O cacau, como outras commodities, é negociado na bolsa de valores. Em 2020, os produtores que forneceram cacau à marca receberam 85% a mais que o preço da commodity, segundo Sartoreli. “Estimulamos a agregação de valor como um dos instrumentos para a viabilidade financeira da atividade cacaueira. Combinamos a isto assistência técnica agrícola e facilitação de acesso ao crédito rural”.

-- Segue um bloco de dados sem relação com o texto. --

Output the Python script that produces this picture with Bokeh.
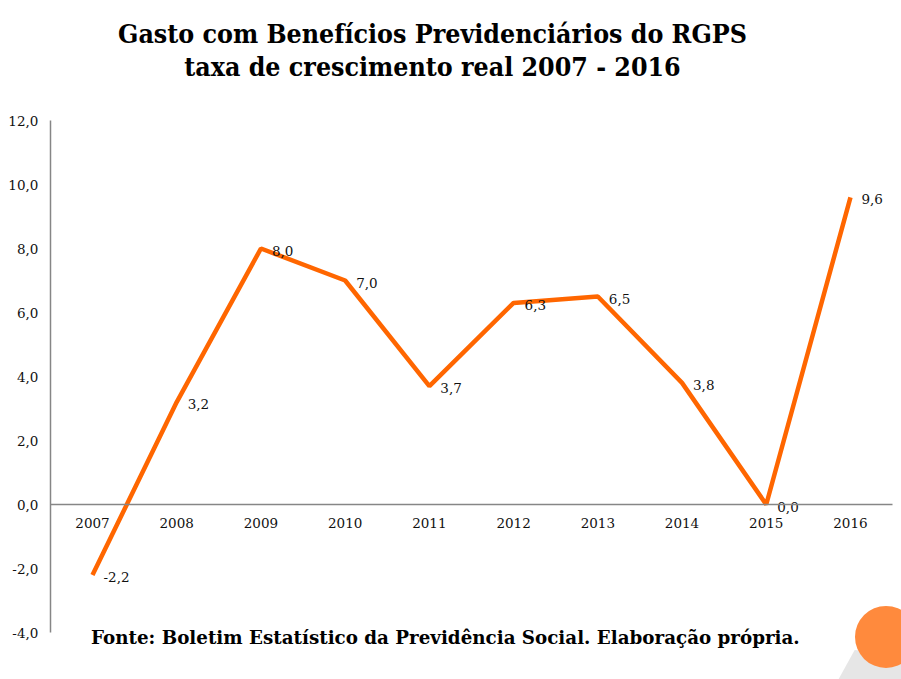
from bokeh.plotting import figure
from bokeh.models import Range1d, FixedTicker, ColumnDataSource, Label
from bokeh.core.properties import value
from bokeh.embed import file_html
from bokeh.resources import INLINE

# ---- data ----
years = [2007, 2008, 2009, 2010, 2011, 2012, 2013, 2014, 2015, 2016]
growth = [-2.2, 3.2, 8.0, 7.0, 3.7, 6.3, 6.5, 3.8, 0.0, 9.6]
y_ticks = [-4, -2, 0, 2, 4, 6, 8, 10, 12]
y_tick_labels = ["-4,0", "-2,0", "0,0", "2,0", "4,0", "6,0", "8,0", "10,0", "12,0"]
point_labels = [f"{v:.1f}".replace(".", ",") for v in growth]

title_1 = "Gasto com Benefícios Previdenciários do RGPS"
title_2 = "taxa de crescimento real 2007 - 2016"
footer = "Fonte: Boletim Estatístico da Previdência Social. Elaboração própria."

SERIF = "DejaVu Serif"
ORANGE = "#FF6600"
AXIS_GRAY = "#868686"

p = figure(width=901, height=679, output_backend="svg", toolbar_location=None,
           x_range=Range1d(2005.9076, 2016.606), y_range=Range1d(-5.46875, 15.75),
           min_border=0, min_border_left=0, min_border_right=0,
           min_border_top=0, min_border_bottom=0)
p.outline_line_color = None
p.xgrid.visible = False
p.ygrid.visible = False
p.background_fill_color = "white"
p.border_fill_color = "white"

# y axis
ya = p.yaxis[0]
ya.fixed_location = 2006.5
ya.bounds = (-4, 12)
ya.ticker = FixedTicker(ticks=y_ticks)
ya.major_label_overrides = {t: l for t, l in zip(y_ticks, y_tick_labels)}
ya.major_tick_line_color = None
ya.minor_tick_line_color = None
ya.major_tick_out = 0
ya.major_label_standoff = 12
ya.axis_line_color = AXIS_GRAY
ya.axis_line_width = 1.5
ya.major_label_text_font = SERIF
ya.major_label_text_font_size = "13.5px"
ya.major_label_text_color = "#111111"

# x axis
xa = p.xaxis[0]
xa.fixed_location = 0
xa.bounds = (2006.5, 2016.5)
xa.ticker = FixedTicker(ticks=years)
xa.major_label_overrides = {y: str(y) for y in years}
xa.major_tick_line_color = None
xa.minor_tick_line_color = None
xa.major_tick_out = 0
xa.major_label_standoff = 13
xa.axis_line_color = AXIS_GRAY
xa.axis_line_width = 1.5
xa.major_label_text_font = SERIF
xa.major_label_text_font_size = "13.5px"
xa.major_label_text_color = "#111111"

src = ColumnDataSource(dict(x=years, y=growth, lab=point_labels))
p.line("x", "y", source=src, line_color=ORANGE, line_width=4.5)
p.text("x", "y", text="lab", source=src, x_offset=11, y_offset=2,
       text_font=value(SERIF), text_font_size="13.5px", text_color="#111111",
       text_align="left", text_baseline="middle")

# decoration bottom-right
p.patch([2015.85, 2016.05, 2016.7, 2016.7], [-5.5, -4.55, -4.7, -5.5],
        fill_color="#e6e6e6", line_color=None)
p.scatter([2016.422], [-4.14], size=62, fill_color="#FF8A3D", line_color=None)

# titles
for txt, yy in [(title_1, 14.72), (title_2, 13.69)]:
    p.add_layout(Label(x=2011.037, y=yy, text=txt, text_align="center",
                       text_baseline="middle", text_font="DejaVu Serif Condensed",
                       text_font_style="bold", text_font_size="26.5px",
                       text_color="black"))
p.add_layout(Label(x=2011.19, y=-4.156, text=footer, text_align="center",
                   text_baseline="middle", text_font=SERIF, text_font_style="bold",
                   text_font_size="18.3px", text_color="black"))

open("out.html", "w").write(file_html(p, INLINE))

A marca faz questão de deixar claro para o consumidor que, ao comprar um dos produtos, ele contribui para a melhora da qualidade de vida dos produtores, sem pagar mais por isso, já que o posicionamento de preços é considerado equivalente ao do segmento premium nacional relevante. “Dizemos que a Dengo é uma ponte entre quem produz e quem consome. Cacau de qualidade, a preço justo, rastreável, com nome e sobrenome”, defende o CEO da Dengo.

E são esses valores que podem levar a marca a conquistar também o mercado internacional. Apesar do contexto atual e incerto devido à pandemia da Covid-19, existem estudos em andamento dentro da empresa. “Acreditamos que o compromisso social e ambiental da marca, seus sabores inusitados e de alta qualidade sejam aderentes aos anseios de consumidores de outros mercados”, conclui Sartoreli.